(Dataset items)
— begin —
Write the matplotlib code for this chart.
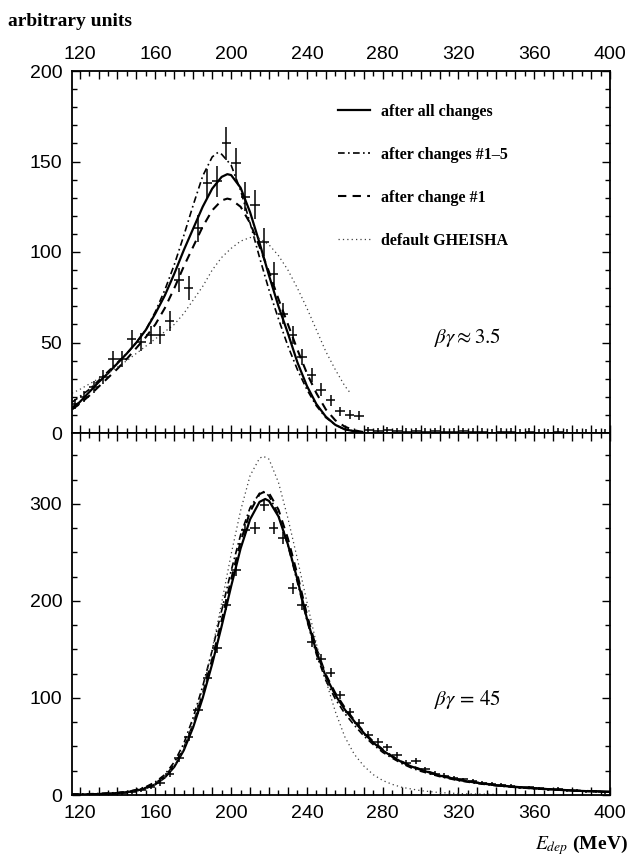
import numpy as np
import matplotlib
matplotlib.use('Agg')
import matplotlib.pyplot as plt
from matplotlib.ticker import MultipleLocator, FuncFormatter
from matplotlib.lines import Line2D

plt.rcParams['font.family'] = ['Liberation Sans', 'DejaVu Sans']
plt.rcParams['mathtext.fontset'] = 'stix'

# 5 MeV bin centres of the measured spectra
e_bins = [117.5, 122.5, 127.5, 132.5, 137.5, 142.5, 147.5, 152.5, 157.5, 162.5,
          167.5, 172.5, 177.5, 182.5, 187.5, 192.5, 197.5, 202.5, 207.5, 212.5,
          217.5, 222.5, 227.5, 232.5, 237.5, 242.5, 247.5, 252.5, 257.5, 262.5,
          267.5, 272.5, 277.5, 282.5, 287.5, 292.5, 297.5, 302.5, 307.5, 312.5,
          317.5, 322.5, 327.5, 332.5, 337.5, 342.5, 347.5, 352.5, 357.5, 362.5,
          367.5, 372.5, 377.5, 382.5, 387.5, 392.5, 397.5]

# beta*gamma ~ 3.5 data
top_data = [16, 20, 25.5, 31, 41, 41, 52, 50.5, 54, 54,
            62, 84.5, 80, 113, 138, 139, 160, 149, 130.5, 126,
            105.5, 88, 66, 54, 42, 32, 24, 18, 12, 10,
            9.5, 1.5, 1, 1.5, 1, 0.5, 1, 0.5, 1, 0.5,
            0.5, 1, 0.5, 0.5, 0, 0.5, 0.5, 0, 0.5, 0,
            0, 0.5, 0, 0, 0, 0, 0]
top_err = [3, 3, 3.5, 4, 4.5, 4.5, 5, 5, 5, 5,
           5.5, 6.5, 6.5, 7.5, 8, 8.5, 9, 8.5, 8, 8,
           7.5, 6.5, 6, 5, 4.5, 4, 3.5, 3, 2.5, 2.5,
           2.5, 2, 2, 2, 2, 2, 2, 2, 2, 2,
           2, 2, 2, 2, 2, 2, 2, 2, 2, 2,
           2, 2, 2, 2, 2, 2, 2]

# beta*gamma = 45 data
bot_data = [0.5, 0.5, 1, 1, 1.5, 2, 3, 5, 8, 12,
            22, 38, 60, 88, 121, 151, 196, 232, 273, 275,
            299, 275, 265, 213, 196, 158, 140, 126, 103, 86,
            74, 62, 55, 49, 41, 33, 35, 26.5, 22, 20,
            18, 16, 14, 12.5, 11, 10.5, 9, 8, 8, 7,
            6, 6.5, 5, 4.5, 4, 4, 3]
bot_err = [1, 1, 1, 1, 1, 1.5, 1.5, 2, 2, 2.5,
           3, 3.5, 4, 4.5, 5, 5, 5.5, 6, 6, 6,
           6.5, 6, 6, 5.5, 5.5, 5, 5, 4.5, 4.5, 4,
           4, 3.5, 3.5, 3.5, 3, 3, 3, 2.5, 2.5, 2.5,
           2, 2, 2, 2, 2, 2, 2, 1.5, 1.5, 1.5,
           1.5, 1.5, 1.5, 1.5, 1.5, 1.5, 1.5]

# simulated curves, top panel
e_top = [116, 120, 125, 130, 135, 140, 145, 150, 155, 160, 165, 170, 175, 180,
         185, 190, 195, 198, 200, 205, 210, 215, 220, 225, 230, 235, 240, 245,
         250, 255, 260, 265, 270]
top_all = [14, 17, 22.5, 28, 33, 38.5, 44, 50, 57, 66, 76, 88, 101, 113,
           125, 135, 141.5, 143, 142.5, 135.5, 122, 105, 87, 70, 55, 39, 26, 16,
           9, 4.5, 2, 1, 0]
top_c1 = [13, 16, 20.5, 25.5, 30.5, 35.5, 41, 47, 53, 60, 69, 80, 92, 103,
          114, 123, 128.5, 129.5, 129, 125, 116, 103, 89, 74, 60, 46, 33, 22,
          13, 7, 3.5, 1.5, 0.5]
e_top15 = [116, 120, 125, 130, 135, 140, 145, 150, 155, 160, 165, 170, 175, 180,
           185, 190, 193, 195, 200, 205, 210, 215, 220, 225, 230, 235, 240, 245,
           250, 255, 260, 265, 270]
top_c15 = [17, 20, 24, 29, 34, 39, 44, 50, 57, 67, 79, 93, 109, 126,
           142, 152.5, 155, 154, 148, 134, 116, 97, 79, 63, 48, 35, 24, 15,
           8.5, 4.5, 2, 1, 0]
e_topg = [116, 120, 125, 130, 135, 140, 145, 150, 155, 160, 165, 170, 175, 180,
          185, 190, 195, 200, 205, 210, 215, 220, 225, 230, 235, 240, 245, 250,
          255, 260, 263]
top_gh = [22, 24, 27, 30, 33, 36.5, 40, 44, 48, 52, 56, 60, 66, 73.5,
          81, 90, 97, 102, 106, 108, 107.5, 104, 98, 90, 80, 69, 57, 45,
          35, 26, 22]

# simulated curves, bottom panel
e_bot = [116, 120, 130, 140, 145, 150, 155, 160, 165, 170, 175, 180, 185, 190,
         195, 200, 205, 210, 215, 218, 220, 225, 230, 235, 240, 245, 250, 255,
         260, 265, 270, 275, 280, 285, 290, 295, 300, 310, 320, 330, 340, 350,
         360, 370, 380, 390, 400]
bot_all = [0.5, 0.5, 1, 2, 3, 4.5, 7, 11, 18, 29, 46, 70, 100, 135,
           174, 215, 254, 284, 302, 305, 303, 287, 258, 222, 182, 148, 122, 103,
           88, 76, 64, 54, 46, 39.5, 34, 29.5, 26, 20, 15.5, 12.5, 10, 8.2,
           6.8, 5.6, 4.6, 3.8, 3.2]
bot_c1 = [0.5, 0.5, 1, 2, 3, 5, 7.5, 12, 19, 31, 48, 73, 104, 140,
          180, 222, 261, 292, 310, 313, 311, 294, 264, 227, 186, 151, 124, 105,
          90, 77, 65, 55, 47, 40, 34.5, 30, 26.5, 20.5, 16, 12.8, 10.3, 8.5,
          7, 5.8, 4.8, 4, 3.4]
bot_c15 = [1, 1, 1.5, 2.5, 3.5, 5.5, 8.5, 13.5, 21, 34, 53, 80, 112, 149,
           190, 231, 268, 296, 311, 312, 308, 289, 257, 219, 180, 145, 118, 99,
           84, 72, 61, 52, 44, 38, 32.5, 28, 24.5, 19, 14.8, 11.8, 9.5, 7.8,
           6.4, 5.3, 4.4, 3.6, 3]
e_botg = [116, 120, 130, 140, 150, 155, 160, 165, 170, 175, 180, 185, 190, 195,
          200, 205, 210, 215, 217, 220, 225, 230, 235, 240, 245, 250, 255, 260,
          265, 270, 275, 280, 285, 290, 300, 310, 320, 330, 340]
bot_gh = [0.2, 0.3, 0.8, 1.5, 4, 6.5, 11, 18, 30, 48, 74, 108, 150, 198,
          248, 293, 329, 347, 349, 346, 322, 285, 243, 199, 156, 118, 86, 60,
          42, 30, 21, 15, 11, 8, 4.5, 2.5, 1.5, 1, 0.6]

legend_labels = ['after all changes', 'after changes #1\u20135',
                 'after change #1', 'default GHEISHA']

st_all = dict(color='black', lw=1.6, ls='-')
st_15 = dict(color='black', lw=1.2, ls=(0, (4, 2, 1, 2)))
st_1 = dict(color='black', lw=1.5, ls=(0, (4, 3)))
st_gh = dict(color='0.25', lw=0.9, ls=(0, (1, 2.5)))

fig = plt.figure(figsize=(6.38, 8.56), dpi=100)
ax1 = fig.add_axes([72 / 638, 423 / 856, 538 / 638, 362 / 856])
ax2 = fig.add_axes([72 / 638, 61 / 856, 538 / 638, 362 / 856])

ax1.plot(e_top, top_all, **st_all)
ax1.plot(e_top15, top_c15, **st_15)
ax1.plot(e_top, top_c1, **st_1)
ax1.plot(e_topg, top_gh, **st_gh)
ax1.errorbar(e_bins, top_data, yerr=top_err, xerr=2.5, fmt='none',
             ecolor='black', elinewidth=1.1, capsize=0)

ax2.plot(e_bot, bot_all, **st_all)
ax2.plot(e_bot, bot_c15, **st_15)
ax2.plot(e_bot, bot_c1, **st_1)
ax2.plot(e_botg, bot_gh, **st_gh)
ax2.errorbar(e_bins, bot_data, yerr=bot_err, xerr=2.5, fmt='none',
             ecolor='black', elinewidth=1.1, capsize=0)

lab40 = FuncFormatter(lambda v, p: '%d' % round(v) if abs(v % 40) < 1e-6 else '')

for ax in (ax1, ax2):
    ax.set_xlim(116, 400)
    ax.xaxis.set_major_locator(MultipleLocator(10))
    ax.xaxis.set_minor_locator(MultipleLocator(5))
    ax.xaxis.set_major_formatter(lab40)
    ax.tick_params(which='both', direction='in', top=True, right=True,
                   labelsize=14, width=1.0, pad=7)
    ax.tick_params(which='major', length=6)
    ax.tick_params(which='minor', length=3.5)
    for s in ax.spines.values():
        s.set_linewidth(1.3)

ax1.set_ylim(0, 200)
ax1.yaxis.set_major_locator(MultipleLocator(50))
ax1.yaxis.set_minor_locator(MultipleLocator(10))
ax1.tick_params(axis='x', labeltop=True, labelbottom=False, pad=6)

ax2.set_ylim(0, 373)
ax2.yaxis.set_major_locator(MultipleLocator(100))
ax2.yaxis.set_minor_locator(MultipleLocator(25))

ax1.text(325, 53, r'$\beta\gamma \approx 3.5$', fontsize=15, ha='center', va='center')
ax2.text(325, 98, r'$\beta\gamma\, =\, 45$', fontsize=15, ha='center', va='center')

handles = [Line2D([], [], **st_all), Line2D([], [], **st_15),
           Line2D([], [], **st_1), Line2D([], [], **st_gh)]
ax1.legend(handles, legend_labels, loc='upper left', bbox_to_anchor=(0.494, 0.91),
           frameon=False, handlelength=2.0, handletextpad=0.7, labelspacing=1.7,
           borderpad=0, borderaxespad=0,
           prop=dict(family='Liberation Serif', weight='bold', size=11.5))

fig.text(8 / 638, 1 - 22 / 856, 'arbitrary units', family='Liberation Serif',
         weight='bold', fontsize=14, ha='left', va='center')
fig.text(628 / 638, 11 / 856, r'$E_{dep}$ (MeV)', family='Liberation Serif',
         weight='bold', fontsize=14, ha='right', va='center')

fig.savefig('out.png', dpi=100)
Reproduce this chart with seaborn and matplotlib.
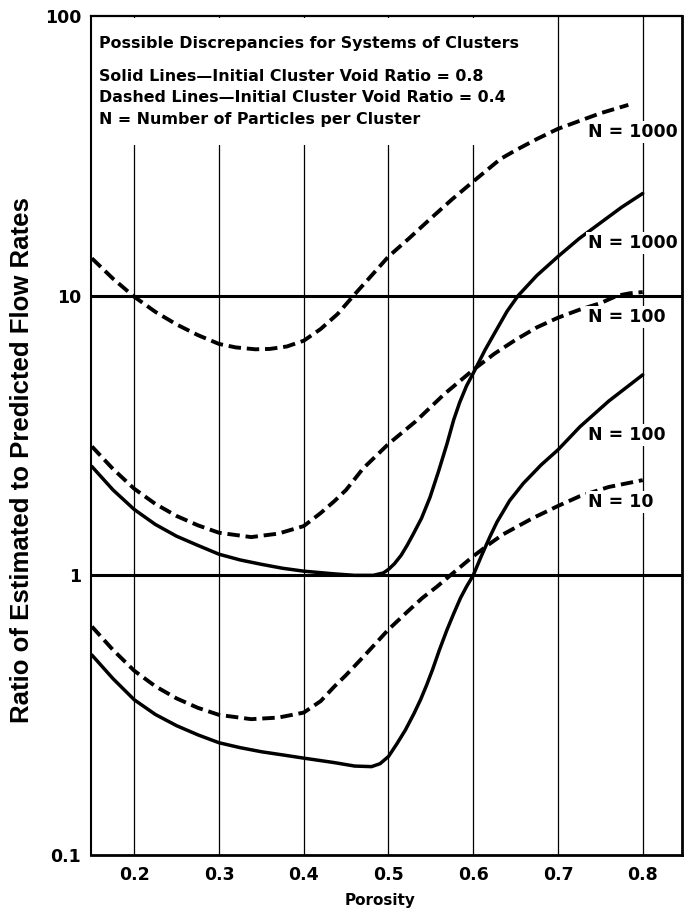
import matplotlib
matplotlib.use("Agg")
import matplotlib.pyplot as plt
from matplotlib.patches import Rectangle
from matplotlib.ticker import NullLocator
import seaborn as sns

# Porosity axis ticks
porosity_ticks = [0.2, 0.3, 0.4, 0.5, 0.6, 0.7, 0.8]
porosity_tick_labels = ["0.2", "0.3", "0.4", "0.5", "0.6", "0.7", "0.8"]
ratio_ticks = [0.1, 1, 10, 100]
ratio_tick_labels = ["0.1", "1", "10", "100"]

# Dashed, N = 1000 (initial cluster void ratio 0.4)
porosity_d1000 = [0.15, 0.175, 0.2, 0.225, 0.25, 0.275, 0.3, 0.32, 0.343, 0.36, 0.38, 0.4,
                  0.42, 0.44, 0.46, 0.48, 0.5, 0.525, 0.55, 0.575, 0.6, 0.632, 0.65, 0.675,
                  0.7, 0.75, 0.783]
ratio_d1000 = [13.6, 11.5, 9.91, 8.75, 7.89, 7.23, 6.72, 6.53, 6.43, 6.45, 6.58, 6.9,
               7.6, 8.6, 10.1, 11.8, 13.8, 16.1, 18.9, 22.1, 25.6, 30.8, 33.1, 36.3,
               39.5, 44.9, 48.1]

# Solid, N = 1000 (initial cluster void ratio 0.8)
porosity_s1000 = [0.15, 0.175, 0.2, 0.225, 0.25, 0.275, 0.3, 0.325, 0.35, 0.375, 0.4, 0.436,
                  0.46, 0.482, 0.494, 0.5, 0.507, 0.515, 0.522, 0.529, 0.539, 0.549, 0.559,
                  0.569, 0.577, 0.584, 0.592, 0.6, 0.614, 0.628, 0.64, 0.653, 0.675, 0.7,
                  0.725, 0.75, 0.775, 0.8]
ratio_s1000 = [2.45, 2.02, 1.72, 1.52, 1.38, 1.28, 1.19, 1.135, 1.095, 1.06, 1.035, 1.012,
               1.0, 1.0, 1.02, 1.05, 1.1, 1.18, 1.28, 1.4, 1.6, 1.9, 2.35,
               2.95, 3.6, 4.15, 4.75, 5.28, 6.4, 7.6, 8.8, 10.0, 11.8, 13.8,
               16.0, 18.2, 20.7, 23.2]

# Dashed, N = 100
porosity_d100 = [0.15, 0.175, 0.2, 0.225, 0.25, 0.275, 0.3, 0.338, 0.37, 0.4, 0.42, 0.436,
                 0.45, 0.47, 0.5, 0.532, 0.566, 0.6, 0.625, 0.65, 0.675, 0.7, 0.725, 0.75,
                 0.77, 0.785, 0.8]
ratio_d100 = [2.89, 2.4, 2.04, 1.8, 1.63, 1.51, 1.42, 1.37, 1.41, 1.5, 1.67, 1.84,
              2.02, 2.41, 2.95, 3.55, 4.45, 5.43, 6.2, 6.95, 7.7, 8.34, 8.9, 9.4,
              10.0, 10.2, 10.3]

# Solid, N = 100
porosity_s100 = [0.15, 0.175, 0.2, 0.225, 0.25, 0.275, 0.3, 0.325, 0.35, 0.375, 0.4, 0.436,
                 0.46, 0.48, 0.49, 0.5, 0.51, 0.52, 0.53, 0.538, 0.545, 0.552, 0.56, 0.569,
                 0.577, 0.585, 0.592, 0.6, 0.61, 0.62, 0.628, 0.643, 0.659, 0.68, 0.7,
                 0.726, 0.76, 0.8]
ratio_s100 = [0.519, 0.427, 0.359, 0.318, 0.29, 0.269, 0.252, 0.242, 0.234, 0.228, 0.222, 0.214,
              0.208, 0.207, 0.212, 0.225, 0.25, 0.28, 0.32, 0.36, 0.405, 0.46, 0.54, 0.638,
              0.73, 0.83, 0.91, 1.0, 1.18, 1.38, 1.55, 1.85, 2.13, 2.48, 2.81,
              3.4, 4.2, 5.21]

# Dashed, N = 10
porosity_d10 = [0.15, 0.175, 0.2, 0.225, 0.25, 0.275, 0.3, 0.338, 0.37, 0.4, 0.42, 0.436,
                0.45, 0.47, 0.5, 0.52, 0.54, 0.557, 0.573, 0.6, 0.62, 0.635, 0.67, 0.7,
                0.726, 0.76, 0.8]
ratio_d10 = [0.656, 0.541, 0.456, 0.401, 0.363, 0.336, 0.317, 0.306, 0.31, 0.323, 0.355, 0.4,
             0.44, 0.51, 0.64, 0.73, 0.83, 0.91, 1.0, 1.17, 1.3, 1.4, 1.6, 1.77,
             1.92, 2.07, 2.19]

curve_labels = ["N = 1000", "N = 1000", "N = 100", "N = 100", "N = 10"]

sns.set_theme(style="white")
plt.rcParams["font.family"] = ["DejaVu Sans"]
plt.rcParams["font.weight"] = "bold"

fig = plt.figure(figsize=(6.84, 9.14), dpi=100)
ax = fig.add_axes([91 / 684, 59 / 914, 590.7 / 684, 839 / 914])

dash = (0, (3.2, 1.5))
series = [
    (porosity_d1000, ratio_d1000, dash, 2.8),
    (porosity_s1000, ratio_s1000, "-", 2.5),
    (porosity_d100, ratio_d100, dash, 2.8),
    (porosity_s100, ratio_s100, "-", 2.5),
    (porosity_d10, ratio_d10, dash, 2.8),
]
for xs, ys, ls, lw in series:
    sns.lineplot(x=xs, y=ys, ax=ax, color="black", linestyle=ls, linewidth=lw,
                 estimator=None, sort=False, zorder=3)

ax.set_yscale("log")
ax.set_ylim(0.1, 100)
ax.set_xlim(0.149, 0.846)
ax.set_yticks(ratio_ticks)
ax.set_yticklabels(ratio_tick_labels)
ax.yaxis.set_minor_locator(NullLocator())
ax.set_xticks(porosity_ticks)
ax.set_xticklabels(porosity_tick_labels)
ax.tick_params(axis="both", length=0, labelsize=12.5, colors="black")
ax.tick_params(axis="y", pad=7)
ax.tick_params(axis="x", pad=8)

# grid: thin verticals at each porosity tick, heavy rules at 1 and 10
ax.set_axisbelow(True)
ax.xaxis.grid(True, color="black", linewidth=0.9)
ax.yaxis.grid(False)
for yv in ratio_ticks[1:3]:
    ax.axhline(yv, color="black", linewidth=2.2, zorder=1)

for side, lw in [("left", 1.5), ("bottom", 2.0), ("top", 1.6), ("right", 2.0)]:
    ax.spines[side].set_visible(True)
    ax.spines[side].set_color("black")
    ax.spines[side].set_linewidth(lw)

# caption block in the upper left corner
ax.add_patch(Rectangle((0.004, 0.846), 0.694, 0.152, transform=ax.transAxes,
                       facecolor="white", edgecolor="none", zorder=1.5))
caption = [
    (0.967, "Possible Discrepancies for Systems of Clusters"),
    (0.928, "Solid Lines\u2014Initial Cluster Void Ratio = 0.8"),
    (0.903, "Dashed Lines\u2014Initial Cluster Void Ratio = 0.4"),
    (0.877, "N = Number of Particles per Cluster"),
]
for yy, txt in caption:
    ax.text(0.013, yy, txt, transform=ax.transAxes, ha="left", va="center",
            fontsize=11.4, color="black", zorder=2)

label_y = [0.862, 0.729, 0.641, 0.501, 0.421]
for yy, txt in zip(label_y, curve_labels):
    ax.text(0.841, yy, txt, transform=ax.transAxes, ha="left", va="center",
            fontsize=12.5, color="black", zorder=4,
            bbox=dict(facecolor="white", edgecolor="none", pad=1.5))

ax.set_xlabel("Porosity", fontsize=11, fontweight="bold", color="black")
ax.xaxis.set_label_coords(0.489, -0.054)
ax.xaxis.label.set_va("center")
ax.set_ylabel("Ratio of Estimated to Predicted Flow Rates", fontsize=18.5,
              fontweight="bold", color="black",
              family=["Liberation Sans", "DejaVu Sans"])
ax.yaxis.set_label_coords(-0.117, 0.471)
ax.yaxis.label.set_va("center")

fig.savefig("out.png", dpi=100)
— end —
TASK DETAILS:
All lines from the start of the entries through the one with "2, 2, 2, 2, 2, 2, 2]" are to be output exactly; omit the pictures.

EXPECTED ANSWER:
Write the matplotlib code for this chart.
import numpy as np
import matplotlib
matplotlib.use('Agg')
import matplotlib.pyplot as plt
from matplotlib.ticker import MultipleLocator, FuncFormatter
from matplotlib.lines import Line2D

plt.rcParams['font.family'] = ['Liberation Sans', 'DejaVu Sans']
plt.rcParams['mathtext.fontset'] = 'stix'

# 5 MeV bin centres of the measured spectra
e_bins = [117.5, 122.5, 127.5, 132.5, 137.5, 142.5, 147.5, 152.5, 157.5, 162.5,
          167.5, 172.5, 177.5, 182.5, 187.5, 192.5, 197.5, 202.5, 207.5, 212.5,
          217.5, 222.5, 227.5, 232.5, 237.5, 242.5, 247.5, 252.5, 257.5, 262.5,
          267.5, 272.5, 277.5, 282.5, 287.5, 292.5, 297.5, 302.5, 307.5, 312.5,
          317.5, 322.5, 327.5, 332.5, 337.5, 342.5, 347.5, 352.5, 357.5, 362.5,
          367.5, 372.5, 377.5, 382.5, 387.5, 392.5, 397.5]

# beta*gamma ~ 3.5 data
top_data = [16, 20, 25.5, 31, 41, 41, 52, 50.5, 54, 54,
            62, 84.5, 80, 113, 138, 139, 160, 149, 130.5, 126,
            105.5, 88, 66, 54, 42, 32, 24, 18, 12, 10,
            9.5, 1.5, 1, 1.5, 1, 0.5, 1, 0.5, 1, 0.5,
            0.5, 1, 0.5, 0.5, 0, 0.5, 0.5, 0, 0.5, 0,
            0, 0.5, 0, 0, 0, 0, 0]
top_err = [3, 3, 3.5, 4, 4.5, 4.5, 5, 5, 5, 5,
           5.5, 6.5, 6.5, 7.5, 8, 8.5, 9, 8.5, 8, 8,
           7.5, 6.5, 6, 5, 4.5, 4, 3.5, 3, 2.5, 2.5,
           2.5, 2, 2, 2, 2, 2, 2, 2, 2, 2,
           2, 2, 2, 2, 2, 2, 2, 2, 2, 2,
           2, 2, 2, 2, 2, 2, 2]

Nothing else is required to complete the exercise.